— Task goal —
Write out the entire listing below exactly, with the pictures left out.
========
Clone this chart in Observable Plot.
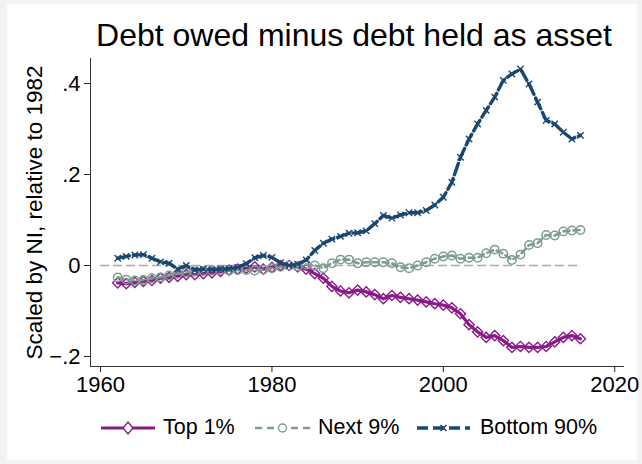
<!DOCTYPE html>
<html>
<head>
<meta charset="utf-8">
<script src="https://cdn.jsdelivr.net/npm/d3@7"></script>
<script src="https://cdn.jsdelivr.net/npm/@observablehq/plot@0.6"></script>
<style>
  html, body { margin: 0; padding: 0; }
  body { width: 642px; height: 464px; background: #f3f3f3; position: relative; overflow: hidden;
         font-family: "Liberation Sans", Arial, Helvetica, sans-serif; color: #000; }
  #card { position: absolute; left: 7px; top: 4px; width: 630px; height: 456px; background: #fff; }
  #title { position: absolute; left: 54px; width: 600px; top: 19px; text-align: center;
           font-size: 32px; line-height: 1; white-space: nowrap; }
  #chart { position: absolute; left: 0; top: 0; }
  .lg { position: absolute; font-size: 21.5px; line-height: 1; white-space: nowrap; }
  .sw { position: absolute; }
</style>
</head>
<body>
<div id="card"></div>
<div id="title">Debt owed minus debt held as asset</div>
<div id="chart"></div>
<div id="legend"></div>
<script>
const years = [1962,1963,1964,1965,1966,1967,1968,1969,1970,1971,1972,1973,1974,1975,1976,1977,1978,1979,1980,1981,1982,1983,1984,1985,1986,1987,1988,1989,1990,1991,1992,1993,1994,1995,1996,1997,1998,1999,2000,2001,2002,2003,2004,2005,2006,2007,2008,2009,2010,2011,2012,2013,2014,2015,2016];

const top1 = [-0.038,-0.040,-0.037,-0.035,-0.033,-0.028,-0.026,-0.024,-0.020,-0.020,-0.018,-0.016,-0.013,-0.010,-0.008,-0.006,-0.003,-0.008,-0.004,0.000,0.000,-0.003,
  -0.008,-0.018,-0.028,-0.046,-0.056,-0.060,-0.054,-0.058,-0.064,-0.073,-0.066,-0.070,-0.073,-0.076,-0.080,-0.084,-0.087,-0.093,-0.106,-0.130,-0.146,-0.158,-0.154,-0.165,-0.180,-0.178,-0.180,-0.180,-0.178,-0.168,-0.158,-0.154,-0.161];

const next9 = [-0.026,-0.031,-0.033,-0.032,-0.028,-0.026,-0.022,-0.018,-0.015,-0.013,-0.012,-0.011,-0.010,-0.011,-0.010,-0.010,-0.011,-0.009,-0.006,-0.003,0.000,-0.002,
  0.002,0.000,-0.006,0.005,0.013,0.013,0.005,0.007,0.007,0.007,0.005,-0.004,-0.006,0.000,0.007,0.015,0.020,0.022,0.015,0.017,0.017,0.027,0.035,0.026,0.012,0.024,0.045,0.049,0.067,0.066,0.075,0.077,0.078];

const bottom90 = [0.016,0.020,0.023,0.024,0.016,0.008,0.005,-0.008,0.000,-0.010,-0.008,-0.009,-0.008,-0.007,-0.004,0.004,0.017,0.022,0.018,0.006,0.000,0.003,
  0.012,0.033,0.049,0.058,0.064,0.071,0.072,0.076,0.092,0.110,0.104,0.111,0.116,0.116,0.121,0.133,0.150,0.183,0.238,0.278,0.311,0.341,0.370,0.407,0.421,0.432,0.399,0.359,0.319,0.311,0.293,0.278,0.286];

const zeroYears = [1960, 2016];
const zeroValues = [0, 0];

const seriesNames = ["Top 1%", "Next 9%", "Bottom 90%"];
const seriesColors = ["#8b1a89", "#7d9d8c", "#1a476f"];

const xTicks = [1960, 1980, 2000, 2020];
const yTicks = [-0.2, 0, 0.2, 0.4];
const yTickLabels = ["\u2212.2", "0", ".2", ".4"];
const xDomain = [1958.83, 2021.14];
const yDomain = [-0.222, 0.455];
const yTitle = "Scaled by NI, relative to 1982";

const rows = (vals) => years.map((y, i) => ({year: y, value: vals[i]}));
const dTop = rows(top1), dNext = rows(next9), dBot = rows(bottom90);
const dZero = zeroYears.map((y, i) => ({year: y, value: zeroValues[i]}));

const chart = Plot.plot({
  width: 642, height: 464,
  marginLeft: 90, marginRight: 18, marginTop: 58, marginBottom: 98,
  x: {domain: xDomain},
  y: {domain: yDomain},
  style: {fontFamily: "'Liberation Sans', Arial, sans-serif", fontSize: "22px", background: "transparent", color: "#222", overflow: "visible"},
  marks: [
    Plot.ruleY([yDomain[0]], {stroke: "#333", strokeWidth: 1}),
    Plot.ruleX([xDomain[0]], {stroke: "#333", strokeWidth: 1}),
    Plot.axisX({ticks: xTicks, tickFormat: d => String(d), tickSize: 6, tickPadding: 4, fontSize: 22, label: null, fill: "#000"}),
    Plot.axisY({ticks: yTicks, tickFormat: (d) => yTickLabels[yTicks.indexOf(d)], tickSize: 6, tickPadding: 4, fontSize: 22, label: null, fill: "#000"}),
    Plot.text([yTitle], {frameAnchor: "left", rotate: -90, dx: -56, fontSize: 22.5, fill: "#000", textAnchor: "middle", lineAnchor: "middle"}),
    Plot.line(dZero, {x: "year", y: "value", stroke: "#aaaaaa", strokeWidth: 1.6, strokeDasharray: "8,5"}),
    Plot.line(dTop, {x: "year", y: "value", stroke: seriesColors[0], strokeWidth: 3.2}),
    Plot.dot(dTop, {x: "year", y: "value", symbol: "diamond2", r: 4.6, stroke: seriesColors[0], strokeWidth: 1.4, fill: "none"}),
    Plot.line(dNext, {x: "year", y: "value", stroke: seriesColors[1], strokeWidth: 2.6, strokeDasharray: "6,4"}),
    Plot.dot(dNext, {x: "year", y: "value", symbol: "circle", r: 4.2, stroke: seriesColors[1], strokeWidth: 1.5, fill: "none"}),
    Plot.line(dBot, {x: "year", y: "value", stroke: seriesColors[2], strokeWidth: 3.4, strokeDasharray: "12,4"}),
    Plot.dot(dBot, {x: "year", y: "value", symbol: "times", r: 3, stroke: seriesColors[2], strokeWidth: 1.4})
  ]
});
document.getElementById("chart").appendChild(chart);

// Legend
const legend = document.getElementById("legend");
const items = [
  {sx: 101, sw: 54, tx: 163, dash: null, width: 3.2, marker: "diamond"},
  {sx: 255, sw: 55, tx: 318, dash: "7,5", width: 2.6, marker: "circle"},
  {sx: 417, sw: 53, tx: 480, dash: "11,5", width: 3.4, marker: "times"}
];
const ly = 428;
items.forEach((it, i) => {
  const c = seriesColors[i];
  const cx = it.sw / 2;
  let m = "";
  if (it.marker === "diamond") m = `<path d="M${cx},4 L${cx+5},10 L${cx},16 L${cx-5},10 Z" fill="#fff" stroke="${c}" stroke-width="1.4"/>`;
  if (it.marker === "circle") m = `<circle cx="${cx}" cy="10" r="4" fill="#fff" stroke="${c}" stroke-width="1.4"/>`;
  if (it.marker === "times") m = `<path d="M${cx-3},7 L${cx+3},13 M${cx+3},7 L${cx-3},13" stroke="${c}" stroke-width="1.6"/>`;
  const sw = document.createElement("div");
  sw.className = "sw";
  sw.style.left = it.sx + "px";
  sw.style.top = (ly - 10) + "px";
  sw.innerHTML = `<svg width="${it.sw}" height="20"><line x1="0" y1="10" x2="${it.sw}" y2="10" stroke="${c}" stroke-width="${it.width}" ${it.dash ? `stroke-dasharray="${it.dash}"` : ""}/>${m}</svg>`;
  legend.appendChild(sw);
  const t = document.createElement("div");
  t.className = "lg";
  t.style.left = it.tx + "px";
  t.style.top = (ly - 11) + "px";
  t.textContent = seriesNames[i];
  legend.appendChild(t);
});
</script>
</body>
</html>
========
— Written answer —
Clone this chart in Observable Plot.
<!DOCTYPE html>
<html>
<head>
<meta charset="utf-8">
<script src="https://cdn.jsdelivr.net/npm/d3@7"></script>
<script src="https://cdn.jsdelivr.net/npm/@observablehq/plot@0.6"></script>
<style>
  html, body { margin: 0; padding: 0; }
  body { width: 642px; height: 464px; background: #f3f3f3; position: relative; overflow: hidden;
         font-family: "Liberation Sans", Arial, Helvetica, sans-serif; color: #000; }
  #card { position: absolute; left: 7px; top: 4px; width: 630px; height: 456px; background: #fff; }
  #title { position: absolute; left: 54px; width: 600px; top: 19px; text-align: center;
           font-size: 32px; line-height: 1; white-space: nowrap; }
  #chart { position: absolute; left: 0; top: 0; }
  .lg { position: absolute; font-size: 21.5px; line-height: 1; white-space: nowrap; }
  .sw { position: absolute; }
</style>
</head>
<body>
<div id="card"></div>
<div id="title">Debt owed minus debt held as asset</div>
<div id="chart"></div>
<div id="legend"></div>
<script>
const years = [1962,1963,1964,1965,1966,1967,1968,1969,1970,1971,1972,1973,1974,1975,1976,1977,1978,1979,1980,1981,1982,1983,1984,1985,1986,1987,1988,1989,1990,1991,1992,1993,1994,1995,1996,1997,1998,1999,2000,2001,2002,2003,2004,2005,2006,2007,2008,2009,2010,2011,2012,2013,2014,2015,2016];

const top1 = [-0.038,-0.040,-0.037,-0.035,-0.033,-0.028,-0.026,-0.024,-0.020,-0.020,-0.018,-0.016,-0.013,-0.010,-0.008,-0.006,-0.003,-0.008,-0.004,0.000,0.000,-0.003,
  -0.008,-0.018,-0.028,-0.046,-0.056,-0.060,-0.054,-0.058,-0.064,-0.073,-0.066,-0.070,-0.073,-0.076,-0.080,-0.084,-0.087,-0.093,-0.106,-0.130,-0.146,-0.158,-0.154,-0.165,-0.180,-0.178,-0.180,-0.180,-0.178,-0.168,-0.158,-0.154,-0.161];

const next9 = [-0.026,-0.031,-0.033,-0.032,-0.028,-0.026,-0.022,-0.018,-0.015,-0.013,-0.012,-0.011,-0.010,-0.011,-0.010,-0.010,-0.011,-0.009,-0.006,-0.003,0.000,-0.002,
  0.002,0.000,-0.006,0.005,0.013,0.013,0.005,0.007,0.007,0.007,0.005,-0.004,-0.006,0.000,0.007,0.015,0.020,0.022,0.015,0.017,0.017,0.027,0.035,0.026,0.012,0.024,0.045,0.049,0.067,0.066,0.075,0.077,0.078];

const bottom90 = [0.016,0.020,0.023,0.024,0.016,0.008,0.005,-0.008,0.000,-0.010,-0.008,-0.009,-0.008,-0.007,-0.004,0.004,0.017,0.022,0.018,0.006,0.000,0.003,
  0.012,0.033,0.049,0.058,0.064,0.071,0.072,0.076,0.092,0.110,0.104,0.111,0.116,0.116,0.121,0.133,0.150,0.183,0.238,0.278,0.311,0.341,0.370,0.407,0.421,0.432,0.399,0.359,0.319,0.311,0.293,0.278,0.286];

const zeroYears = [1960, 2016];
const zeroValues = [0, 0];

const seriesNames = ["Top 1%", "Next 9%", "Bottom 90%"];
const seriesColors = ["#8b1a89", "#7d9d8c", "#1a476f"];

const xTicks = [1960, 1980, 2000, 2020];
const yTicks = [-0.2, 0, 0.2, 0.4];
const yTickLabels = ["\u2212.2", "0", ".2", ".4"];
const xDomain = [1958.83, 2021.14];
const yDomain = [-0.222, 0.455];
const yTitle = "Scaled by NI, relative to 1982";

const rows = (vals) => years.map((y, i) => ({year: y, value: vals[i]}));
const dTop = rows(top1), dNext = rows(next9), dBot = rows(bottom90);
const dZero = zeroYears.map((y, i) => ({year: y, value: zeroValues[i]}));

const chart = Plot.plot({
  width: 642, height: 464,
  marginLeft: 90, marginRight: 18, marginTop: 58, marginBottom: 98,
  x: {domain: xDomain},
  y: {domain: yDomain},
  style: {fontFamily: "'Liberation Sans', Arial, sans-serif", fontSize: "22px", background: "transparent", color: "#222", overflow: "visible"},
  marks: [
    Plot.ruleY([yDomain[0]], {stroke: "#333", strokeWidth: 1}),
    Plot.ruleX([xDomain[0]], {stroke: "#333", strokeWidth: 1}),
    Plot.axisX({ticks: xTicks, tickFormat: d => String(d), tickSize: 6, tickPadding: 4, fontSize: 22, label: null, fill: "#000"}),
    Plot.axisY({ticks: yTicks, tickFormat: (d) => yTickLabels[yTicks.indexOf(d)], tickSize: 6, tickPadding: 4, fontSize: 22, label: null, fill: "#000"}),
    Plot.text([yTitle], {frameAnchor: "left", rotate: -90, dx: -56, fontSize: 22.5, fill: "#000", textAnchor: "middle", lineAnchor: "middle"}),
    Plot.line(dZero, {x: "year", y: "value", stroke: "#aaaaaa", strokeWidth: 1.6, strokeDasharray: "8,5"}),
    Plot.line(dTop, {x: "year", y: "value", stroke: seriesColors[0], strokeWidth: 3.2}),
    Plot.dot(dTop, {x: "year", y: "value", symbol: "diamond2", r: 4.6, stroke: seriesColors[0], strokeWidth: 1.4, fill: "none"}),
    Plot.line(dNext, {x: "year", y: "value", stroke: seriesColors[1], strokeWidth: 2.6, strokeDasharray: "6,4"}),
    Plot.dot(dNext, {x: "year", y: "value", symbol: "circle", r: 4.2, stroke: seriesColors[1], strokeWidth: 1.5, fill: "none"}),
    Plot.line(dBot, {x: "year", y: "value", stroke: seriesColors[2], strokeWidth: 3.4, strokeDasharray: "12,4"}),
    Plot.dot(dBot, {x: "year", y: "value", symbol: "times", r: 3, stroke: seriesColors[2], strokeWidth: 1.4})
  ]
});
document.getElementById("chart").appendChild(chart);

// Legend
const legend = document.getElementById("legend");
const items = [
  {sx: 101, sw: 54, tx: 163, dash: null, width: 3.2, marker: "diamond"},
  {sx: 255, sw: 55, tx: 318, dash: "7,5", width: 2.6, marker: "circle"},
  {sx: 417, sw: 53, tx: 480, dash: "11,5", width: 3.4, marker: "times"}
];
const ly = 428;
items.forEach((it, i) => {
  const c = seriesColors[i];
  const cx = it.sw / 2;
  let m = "";
  if (it.marker === "diamond") m = `<path d="M${cx},4 L${cx+5},10 L${cx},16 L${cx-5},10 Z" fill="#fff" stroke="${c}" stroke-width="1.4"/>`;
  if (it.marker === "circle") m = `<circle cx="${cx}" cy="10" r="4" fill="#fff" stroke="${c}" stroke-width="1.4"/>`;
  if (it.marker === "times") m = `<path d="M${cx-3},7 L${cx+3},13 M${cx+3},7 L${cx-3},13" stroke="${c}" stroke-width="1.6"/>`;
  const sw = document.createElement("div");
  sw.className = "sw";
  sw.style.left = it.sx + "px";
  sw.style.top = (ly - 10) + "px";
  sw.innerHTML = `<svg width="${it.sw}" height="20"><line x1="0" y1="10" x2="${it.sw}" y2="10" stroke="${c}" stroke-width="${it.width}" ${it.dash ? `stroke-dasharray="${it.dash}"` : ""}/>${m}</svg>`;
  legend.appendChild(sw);
  const t = document.createElement("div");
  t.className = "lg";
  t.style.left = it.tx + "px";
  t.style.top = (ly - 11) + "px";
  t.textContent = seriesNames[i];
  legend.appendChild(t);
});
</script>
</body>
</html>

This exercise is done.